A way of ensuring voting is accessible is through having disability representation in staffing at polls.
“They’re the ones who are using motorized wheelchairs. They’re the ones blind and having to use a cane and a service animal,” said Garafalo.
While polling sites do have accessibility options, Ayishetu Mamudu, Deaf Systems Advocate at the Center for Disability Rights, said it’s important that staff knows how to help individuals with disabilities,
“Those staff people that work the voting sites are there to guide you and help you, so they really need to be trained on how participate and engage with that,” said Mamudu.
But, when access to transportation is a challenge, absentee ballots are necessary for some individuals.
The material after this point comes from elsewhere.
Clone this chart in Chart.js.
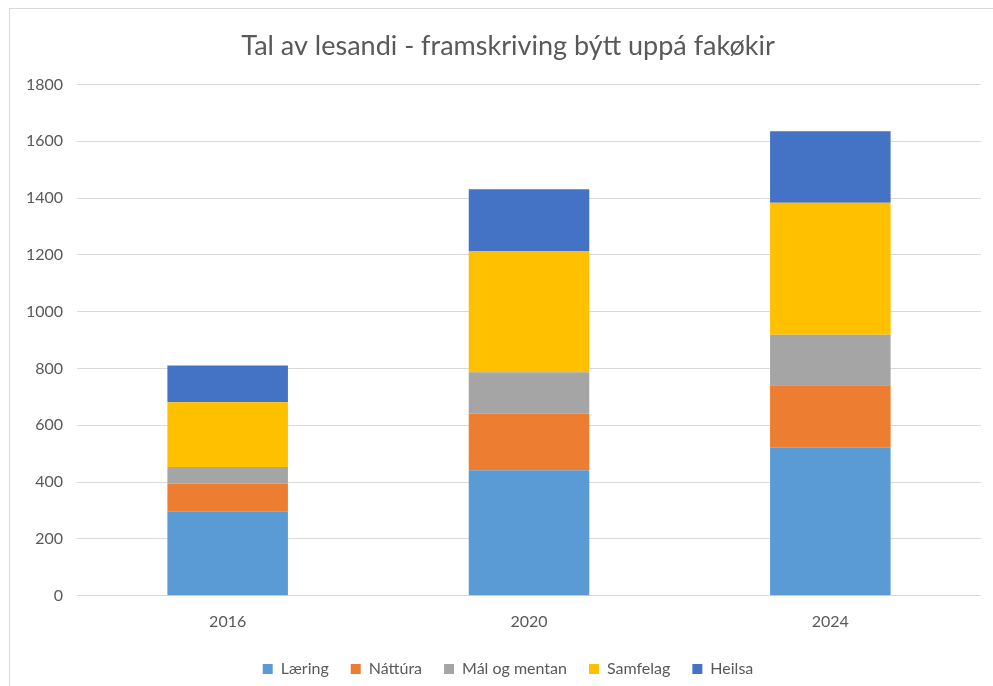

Thomas Turner, who has voted both in-person and via absentee ballot, was born with the condition Spina Bifida. He is paralyzed from the waist down and is also recovering from a shoulder injury.
Turner said because he currently has limited access to transporation, having absentee ballots have been a godsend.
“When you become homebound through no fault of your own, it’s just an easier means of doing your civic duty,” said Turner.
While absentee options can simplify the process for individuals with disabilities, Mamudu said there are still reasons to further improve accessibility.
“What if a disabled person wants to run for office? They should be able to. They should be able to run for office if they so choose,” said Mamudu.